This quote is from my laughing sweet southern momma when she stopped by unexpectedly. She knew I had been dealing with a sick kid, a full morning at the doctor, and an afternoon working from home.
Pillows were everywhere. Socks, magazines, pens, pencils, various glassware, random papers, mail, several remotes, and a plate of half eaten baked potato were all covering what I’m pretty sure was my coffee table.
Normally I like a clean house. Things had just gotten way out of hand.
I think Jesus liked clean houses, too. Can you imagine how he felt when he walked into the Temple? Animals, vendors, and beady-eyed cheating money changers were filling the Court of the Gentiles in his father’s house.
Things had gotten out of hand there, too.
Before we go any further, you need to understand Jesus was not in an uncontrollable rage. He had not let anger get the best of him.
Jesus was cleaning.
The Feast of Unleavened Bread is a seven day feast that begins the day after Passover. It is a reminder of God delivering the Jewish people from Egypt. Because they fled Egypt in the middle of the night, there was no time for their bread to rise.
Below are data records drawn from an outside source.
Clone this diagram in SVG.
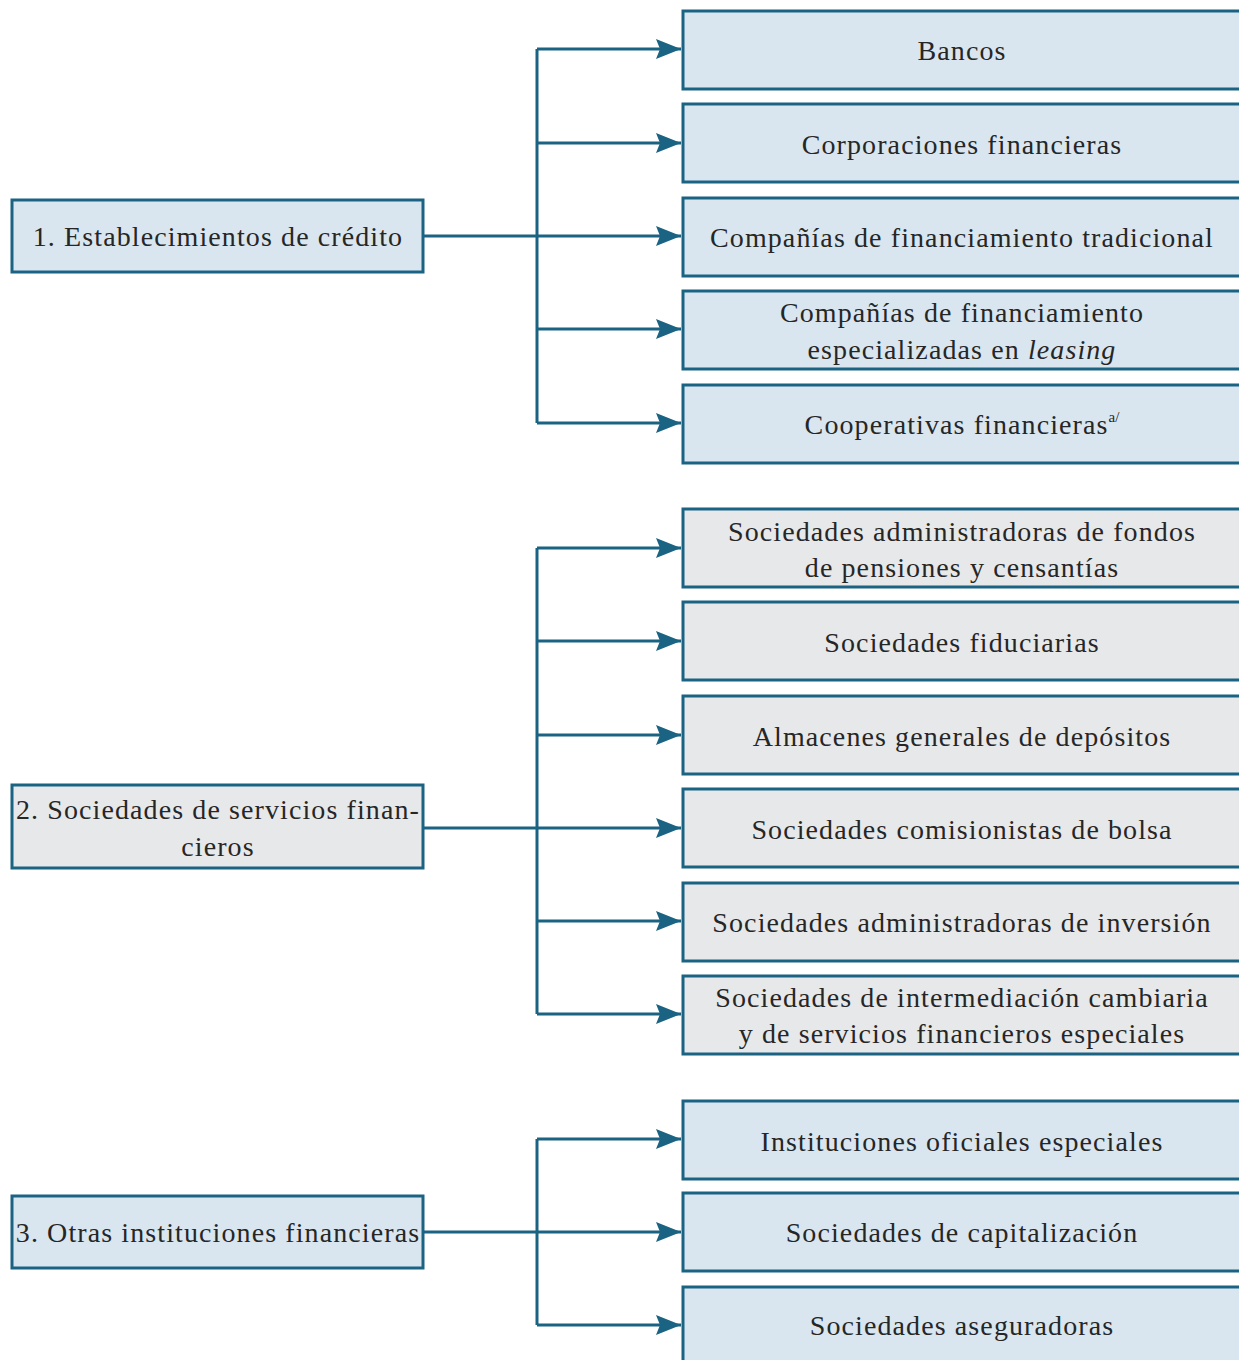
<svg xmlns="http://www.w3.org/2000/svg" width="1239" height="1360" viewBox="0 0 1239 1360">
<defs>
<style>
.b{fill:#d9e6f0;stroke:#1a6382;stroke-width:3}
.g{fill:#e7e8ea;stroke:#1a6382;stroke-width:3}
.t{font-family:"Liberation Serif",serif;font-size:28px;letter-spacing:1.1px;fill:#262626;text-anchor:middle}
.c{fill:none;stroke:#1a6382;stroke-width:3}
</style>
<marker id="ah" viewBox="0 0 25 20" refX="25" refY="10" markerWidth="25" markerHeight="20" markerUnits="userSpaceOnUse" orient="auto">
<path d="M0,0 L25,10 L0,20 L4,10 Z" fill="#1a6382"/>
</marker>
</defs>
<rect width="1239" height="1360" fill="#fff"/>
<g id="connectors">
<path class="c" d="M537,49 V423"/>
<path class="c" d="M537,548 V1014"/>
<path class="c" d="M537,1139 V1325"/>
<g marker-end="url(#ah)">
<path class="c" d="M537,49 H681"/>
<path class="c" d="M537,143 H681"/>
<path class="c" d="M423,236 H681"/>
<path class="c" d="M537,329 H681"/>
<path class="c" d="M537,423 H681"/>
<path class="c" d="M537,548 H681"/>
<path class="c" d="M537,641 H681"/>
<path class="c" d="M537,735 H681"/>
<path class="c" d="M423,828 H681"/>
<path class="c" d="M537,921 H681"/>
<path class="c" d="M537,1014 H681"/>
<path class="c" d="M537,1139 H681"/>
<path class="c" d="M423,1232 H681"/>
<path class="c" d="M537,1325 H681"/>
</g>
</g>
<g id="n1"><rect class="b" x="12" y="200" width="411" height="72"/><text class="t" x="218" y="246">1. Establecimientos de crédito</text></g>
<g id="n2"><rect class="g" x="12" y="785" width="411" height="83"/><text class="t" x="218" y="819">2. Sociedades de servicios finan-</text><text class="t" x="218" y="856">cieros</text></g>
<g id="n3"><rect class="b" x="12" y="1196" width="411" height="72"/><text class="t" x="218" y="1242">3. Otras instituciones financieras</text></g>
<g id="r1"><rect class="b" x="683" y="11" width="560" height="78"/><text class="t" x="962" y="60">Bancos</text></g>
<g id="r2"><rect class="b" x="683" y="104" width="560" height="78"/><text class="t" x="962" y="154">Corporaciones financieras</text></g>
<g id="r3"><rect class="b" x="683" y="198" width="560" height="78"/><text class="t" x="962" y="247">Compañías de financiamiento tradicional</text></g>
<g id="r4"><rect class="b" x="683" y="291" width="560" height="78"/><text class="t" x="962" y="322">Compañías de financiamiento</text><text class="t" x="962" y="359">especializadas en <tspan font-style="italic">leasing</tspan></text></g>
<g id="r5"><rect class="b" x="683" y="385" width="560" height="78"/><text class="t" x="962" y="434">Cooperativas financieras<tspan font-size="15" letter-spacing="0" dy="-12">a/</tspan></text></g>
<g id="r6"><rect class="g" x="683" y="509" width="560" height="78"/><text class="t" x="962" y="541">Sociedades administradoras de fondos</text><text class="t" x="962" y="577">de pensiones y censantías</text></g>
<g id="r7"><rect class="g" x="683" y="602" width="560" height="78"/><text class="t" x="962" y="652">Sociedades fiduciarias</text></g>
<g id="r8"><rect class="g" x="683" y="696" width="560" height="78"/><text class="t" x="962" y="746">Almacenes generales de depósitos</text></g>
<g id="r9"><rect class="g" x="683" y="789" width="560" height="78"/><text class="t" x="962" y="839">Sociedades comisionistas de bolsa</text></g>
<g id="r10"><rect class="g" x="683" y="883" width="560" height="78"/><text class="t" x="962" y="932">Sociedades administradoras de inversión</text></g>
<g id="r11"><rect class="g" x="683" y="976" width="560" height="78"/><text class="t" x="962" y="1007">Sociedades de intermediación cambiaria</text><text class="t" x="962" y="1043">y de servicios financieros especiales</text></g>
<g id="r12"><rect class="b" x="683" y="1101" width="560" height="78"/><text class="t" x="962" y="1151">Instituciones oficiales especiales</text></g>
<g id="r13"><rect class="b" x="683" y="1193" width="560" height="78"/><text class="t" x="962" y="1242">Sociedades de capitalización</text></g>
<g id="r14"><rect class="b" x="683" y="1287" width="560" height="78"/><text class="t" x="962" y="1335">Sociedades aseguradoras</text></g>
</svg>
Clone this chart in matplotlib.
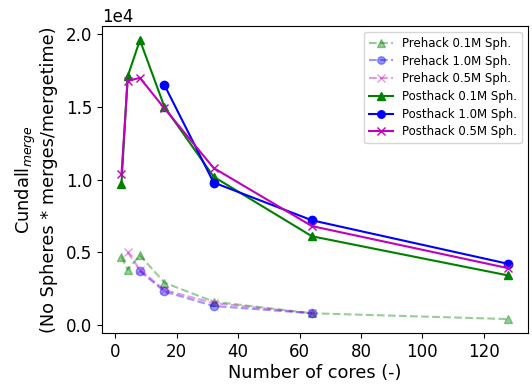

Exodus 13:7 explains what is expected from the people. “Eat unleavened bread during those seven days; nothing with yeast in it is to be seen among you, nor shall any yeast be seen anywhere within your borders.
In preparation of this seven-day remembrance, the Jewish people start a week early by cleaning every room of their house. No leaven is allowed in their “borders”.
In homes, they searched for crumbs under furniture, and scrub rooms from top to bottom. They turn pockets inside out and washed all their clothing. Window sills, behind bookcases – nothing was (or is today) left untouched.
Why would they go to so much trouble?
Leaven symbolizes sin.
In Hebrew, Leaven is known as Hametz, which literally means sour. Leaven produces fermentation. Not only is eating leaven during the feast forbidden, having it anywhere in your house is seen as breaking this command.
Once added to flour, leaven quickly permeates the dough. It brings souring that is a first stage of decay. Once the leaven is in the dough, it cannot be separated from it again.
Avoiding leaven reminds the people to avoid sin, because sin decays our lives. Even a small evil thought or intention can grow, thus changing a person’s character. Cleaning is a tangible reminder to inspect ones life for anything that does not need to be there.
Jesus went into his Father’s house and “cleaned out” the leaven (sin) that was so rampant. The Jews of the day would have connected this act immediately with the cleaning preparation time for the Feast of Unleavened Bread.
Here is the passage that tells us what happened that day: And Jesus entered the temple and drove out all who sold and bought in the temple, and he overturned the tables of the money-changers and the seats of those who sold pigeons. He said to them, “It is written, ‘My house shall be called a house of prayer,’ but you make it a den of robbers.” And the blind and the lame came to him in the temple, and he healed them. But when the chief priests and the scribes saw the wonderful things that he did, and the children crying out in the temple, “Hosanna to the Son of David!” they were indignant, and they said to him, “Do you hear what these are saying?” (Matthew 21: 12-16)
Notice Jesus didn’t tip everything over and storm out.
He even lingered long enough for children to really make the temple leaders angry.
When they said Hosanna, they were implying that Jesus was going to deliver them.
When they said the Son of David, they were calling him King of the Jews.
And instead of being excited that the King of the Jews would deliver them into righteousness, the leaders became indignant out of jealousy.
Instead of cleansing their hearts from pride and selfishness, they allowed the “leaven” in their lives to grow.